__TASK PROMPT__: Repeat every line exactly, keeping the pictures out of the copy.

__RECORDED INFORMATION__:
#####
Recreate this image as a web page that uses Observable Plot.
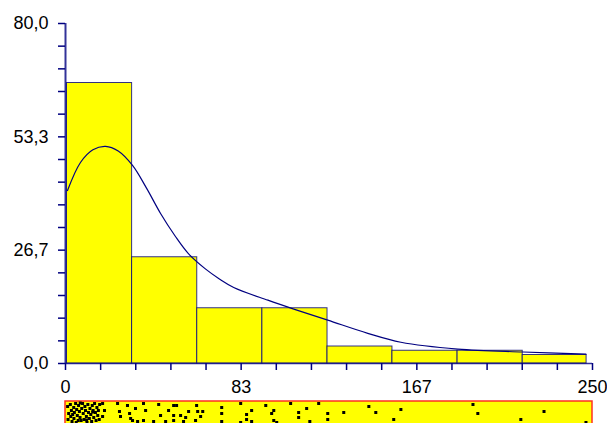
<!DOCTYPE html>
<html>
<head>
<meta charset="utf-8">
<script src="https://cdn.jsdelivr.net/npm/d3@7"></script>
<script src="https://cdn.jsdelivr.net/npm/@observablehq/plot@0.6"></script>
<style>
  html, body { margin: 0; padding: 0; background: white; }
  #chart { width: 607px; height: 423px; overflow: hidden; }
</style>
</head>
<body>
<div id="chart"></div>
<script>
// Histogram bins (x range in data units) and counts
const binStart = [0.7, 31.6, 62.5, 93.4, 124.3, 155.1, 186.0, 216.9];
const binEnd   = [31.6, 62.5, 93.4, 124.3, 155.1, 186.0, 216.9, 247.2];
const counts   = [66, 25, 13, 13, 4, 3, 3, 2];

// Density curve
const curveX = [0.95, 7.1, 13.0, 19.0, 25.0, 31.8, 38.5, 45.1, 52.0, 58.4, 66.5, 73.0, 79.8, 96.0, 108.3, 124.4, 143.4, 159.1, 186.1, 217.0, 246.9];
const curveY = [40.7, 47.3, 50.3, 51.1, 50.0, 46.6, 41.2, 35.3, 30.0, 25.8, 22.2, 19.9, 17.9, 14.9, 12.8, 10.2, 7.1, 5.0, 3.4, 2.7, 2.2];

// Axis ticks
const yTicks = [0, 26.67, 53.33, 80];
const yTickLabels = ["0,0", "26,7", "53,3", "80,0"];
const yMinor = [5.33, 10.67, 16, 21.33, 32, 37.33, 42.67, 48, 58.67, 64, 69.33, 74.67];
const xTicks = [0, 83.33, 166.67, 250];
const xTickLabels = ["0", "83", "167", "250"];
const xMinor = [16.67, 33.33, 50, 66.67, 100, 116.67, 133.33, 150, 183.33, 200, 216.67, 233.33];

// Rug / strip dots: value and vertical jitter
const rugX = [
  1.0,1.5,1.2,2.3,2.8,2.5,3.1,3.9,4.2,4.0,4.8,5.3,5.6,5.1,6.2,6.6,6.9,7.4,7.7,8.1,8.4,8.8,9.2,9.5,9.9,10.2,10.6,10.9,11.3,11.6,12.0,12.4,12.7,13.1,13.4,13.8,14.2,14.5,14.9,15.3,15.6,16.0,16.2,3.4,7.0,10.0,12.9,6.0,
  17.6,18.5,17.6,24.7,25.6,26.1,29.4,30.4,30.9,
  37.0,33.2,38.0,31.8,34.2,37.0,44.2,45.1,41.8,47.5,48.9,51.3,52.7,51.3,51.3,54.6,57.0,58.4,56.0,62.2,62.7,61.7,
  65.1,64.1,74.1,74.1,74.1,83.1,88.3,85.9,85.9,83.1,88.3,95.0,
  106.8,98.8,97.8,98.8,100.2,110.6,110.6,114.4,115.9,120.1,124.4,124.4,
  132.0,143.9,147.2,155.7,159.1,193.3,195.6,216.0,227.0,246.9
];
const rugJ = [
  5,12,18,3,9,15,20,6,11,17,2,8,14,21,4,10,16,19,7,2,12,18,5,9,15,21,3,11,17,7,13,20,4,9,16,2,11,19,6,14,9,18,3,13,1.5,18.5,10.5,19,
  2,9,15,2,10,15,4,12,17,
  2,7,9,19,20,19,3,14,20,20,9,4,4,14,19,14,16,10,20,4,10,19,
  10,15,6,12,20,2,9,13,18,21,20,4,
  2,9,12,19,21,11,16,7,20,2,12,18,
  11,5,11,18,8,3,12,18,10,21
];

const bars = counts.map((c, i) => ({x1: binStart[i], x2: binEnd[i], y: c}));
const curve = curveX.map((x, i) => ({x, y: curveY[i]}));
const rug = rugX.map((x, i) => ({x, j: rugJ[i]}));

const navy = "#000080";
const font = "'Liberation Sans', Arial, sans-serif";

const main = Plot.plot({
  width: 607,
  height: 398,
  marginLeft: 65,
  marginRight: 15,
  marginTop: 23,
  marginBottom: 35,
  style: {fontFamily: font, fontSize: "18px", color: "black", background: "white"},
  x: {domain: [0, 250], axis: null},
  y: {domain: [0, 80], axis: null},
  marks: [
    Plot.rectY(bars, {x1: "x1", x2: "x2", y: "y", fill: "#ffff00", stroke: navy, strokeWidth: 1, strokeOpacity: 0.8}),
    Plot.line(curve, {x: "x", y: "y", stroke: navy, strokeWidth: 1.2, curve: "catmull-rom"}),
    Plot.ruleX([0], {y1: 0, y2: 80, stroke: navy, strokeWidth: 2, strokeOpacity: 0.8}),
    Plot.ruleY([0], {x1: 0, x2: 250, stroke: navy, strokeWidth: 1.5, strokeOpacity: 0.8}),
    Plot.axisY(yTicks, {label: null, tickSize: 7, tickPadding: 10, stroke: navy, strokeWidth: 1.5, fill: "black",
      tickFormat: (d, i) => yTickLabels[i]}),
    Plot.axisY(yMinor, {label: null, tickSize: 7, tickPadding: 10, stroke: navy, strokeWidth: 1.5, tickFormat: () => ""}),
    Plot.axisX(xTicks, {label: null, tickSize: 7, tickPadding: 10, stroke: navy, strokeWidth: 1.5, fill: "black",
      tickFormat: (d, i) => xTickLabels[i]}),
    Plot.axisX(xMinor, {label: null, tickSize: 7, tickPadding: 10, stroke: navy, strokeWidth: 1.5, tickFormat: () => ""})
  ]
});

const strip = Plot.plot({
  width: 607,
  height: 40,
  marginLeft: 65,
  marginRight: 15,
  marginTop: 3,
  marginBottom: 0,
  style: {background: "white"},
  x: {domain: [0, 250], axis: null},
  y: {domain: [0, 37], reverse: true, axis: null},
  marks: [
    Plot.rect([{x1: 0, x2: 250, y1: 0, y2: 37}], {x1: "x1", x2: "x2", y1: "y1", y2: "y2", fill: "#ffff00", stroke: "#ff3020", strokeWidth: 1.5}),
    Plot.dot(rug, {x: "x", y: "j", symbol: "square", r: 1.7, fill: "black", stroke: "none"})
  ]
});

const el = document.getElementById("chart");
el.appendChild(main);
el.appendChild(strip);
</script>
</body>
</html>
#####
__FINAL RESULT__:
Recreate this image as a web page that uses Observable Plot.
<!DOCTYPE html>
<html>
<head>
<meta charset="utf-8">
<script src="https://cdn.jsdelivr.net/npm/d3@7"></script>
<script src="https://cdn.jsdelivr.net/npm/@observablehq/plot@0.6"></script>
<style>
  html, body { margin: 0; padding: 0; background: white; }
  #chart { width: 607px; height: 423px; overflow: hidden; }
</style>
</head>
<body>
<div id="chart"></div>
<script>
// Histogram bins (x range in data units) and counts
const binStart = [0.7, 31.6, 62.5, 93.4, 124.3, 155.1, 186.0, 216.9];
const binEnd   = [31.6, 62.5, 93.4, 124.3, 155.1, 186.0, 216.9, 247.2];
const counts   = [66, 25, 13, 13, 4, 3, 3, 2];

// Density curve
const curveX = [0.95, 7.1, 13.0, 19.0, 25.0, 31.8, 38.5, 45.1, 52.0, 58.4, 66.5, 73.0, 79.8, 96.0, 108.3, 124.4, 143.4, 159.1, 186.1, 217.0, 246.9];
const curveY = [40.7, 47.3, 50.3, 51.1, 50.0, 46.6, 41.2, 35.3, 30.0, 25.8, 22.2, 19.9, 17.9, 14.9, 12.8, 10.2, 7.1, 5.0, 3.4, 2.7, 2.2];

// Axis ticks
const yTicks = [0, 26.67, 53.33, 80];
const yTickLabels = ["0,0", "26,7", "53,3", "80,0"];
const yMinor = [5.33, 10.67, 16, 21.33, 32, 37.33, 42.67, 48, 58.67, 64, 69.33, 74.67];
const xTicks = [0, 83.33, 166.67, 250];
const xTickLabels = ["0", "83", "167", "250"];
const xMinor = [16.67, 33.33, 50, 66.67, 100, 116.67, 133.33, 150, 183.33, 200, 216.67, 233.33];

// Rug / strip dots: value and vertical jitter
const rugX = [
  1.0,1.5,1.2,2.3,2.8,2.5,3.1,3.9,4.2,4.0,4.8,5.3,5.6,5.1,6.2,6.6,6.9,7.4,7.7,8.1,8.4,8.8,9.2,9.5,9.9,10.2,10.6,10.9,11.3,11.6,12.0,12.4,12.7,13.1,13.4,13.8,14.2,14.5,14.9,15.3,15.6,16.0,16.2,3.4,7.0,10.0,12.9,6.0,
  17.6,18.5,17.6,24.7,25.6,26.1,29.4,30.4,30.9,
  37.0,33.2,38.0,31.8,34.2,37.0,44.2,45.1,41.8,47.5,48.9,51.3,52.7,51.3,51.3,54.6,57.0,58.4,56.0,62.2,62.7,61.7,
  65.1,64.1,74.1,74.1,74.1,83.1,88.3,85.9,85.9,83.1,88.3,95.0,
  106.8,98.8,97.8,98.8,100.2,110.6,110.6,114.4,115.9,120.1,124.4,124.4,
  132.0,143.9,147.2,155.7,159.1,193.3,195.6,216.0,227.0,246.9
];
const rugJ = [
  5,12,18,3,9,15,20,6,11,17,2,8,14,21,4,10,16,19,7,2,12,18,5,9,15,21,3,11,17,7,13,20,4,9,16,2,11,19,6,14,9,18,3,13,1.5,18.5,10.5,19,
  2,9,15,2,10,15,4,12,17,
  2,7,9,19,20,19,3,14,20,20,9,4,4,14,19,14,16,10,20,4,10,19,
  10,15,6,12,20,2,9,13,18,21,20,4,
  2,9,12,19,21,11,16,7,20,2,12,18,
  11,5,11,18,8,3,12,18,10,21
];

const bars = counts.map((c, i) => ({x1: binStart[i], x2: binEnd[i], y: c}));
const curve = curveX.map((x, i) => ({x, y: curveY[i]}));
const rug = rugX.map((x, i) => ({x, j: rugJ[i]}));

const navy = "#000080";
const font = "'Liberation Sans', Arial, sans-serif";

const main = Plot.plot({
  width: 607,
  height: 398,
  marginLeft: 65,
  marginRight: 15,
  marginTop: 23,
  marginBottom: 35,
  style: {fontFamily: font, fontSize: "18px", color: "black", background: "white"},
  x: {domain: [0, 250], axis: null},
  y: {domain: [0, 80], axis: null},
  marks: [
    Plot.rectY(bars, {x1: "x1", x2: "x2", y: "y", fill: "#ffff00", stroke: navy, strokeWidth: 1, strokeOpacity: 0.8}),
    Plot.line(curve, {x: "x", y: "y", stroke: navy, strokeWidth: 1.2, curve: "catmull-rom"}),
    Plot.ruleX([0], {y1: 0, y2: 80, stroke: navy, strokeWidth: 2, strokeOpacity: 0.8}),
    Plot.ruleY([0], {x1: 0, x2: 250, stroke: navy, strokeWidth: 1.5, strokeOpacity: 0.8}),
    Plot.axisY(yTicks, {label: null, tickSize: 7, tickPadding: 10, stroke: navy, strokeWidth: 1.5, fill: "black",
      tickFormat: (d, i) => yTickLabels[i]}),
    Plot.axisY(yMinor, {label: null, tickSize: 7, tickPadding: 10, stroke: navy, strokeWidth: 1.5, tickFormat: () => ""}),
    Plot.axisX(xTicks, {label: null, tickSize: 7, tickPadding: 10, stroke: navy, strokeWidth: 1.5, fill: "black",
      tickFormat: (d, i) => xTickLabels[i]}),
    Plot.axisX(xMinor, {label: null, tickSize: 7, tickPadding: 10, stroke: navy, strokeWidth: 1.5, tickFormat: () => ""})
  ]
});

const strip = Plot.plot({
  width: 607,
  height: 40,
  marginLeft: 65,
  marginRight: 15,
  marginTop: 3,
  marginBottom: 0,
  style: {background: "white"},
  x: {domain: [0, 250], axis: null},
  y: {domain: [0, 37], reverse: true, axis: null},
  marks: [
    Plot.rect([{x1: 0, x2: 250, y1: 0, y2: 37}], {x1: "x1", x2: "x2", y1: "y1", y2: "y2", fill: "#ffff00", stroke: "#ff3020", strokeWidth: 1.5}),
    Plot.dot(rug, {x: "x", y: "j", symbol: "square", r: 1.7, fill: "black", stroke: "none"})
  ]
});

const el = document.getElementById("chart");
el.appendChild(main);
el.appendChild(strip);
</script>
</body>
</html>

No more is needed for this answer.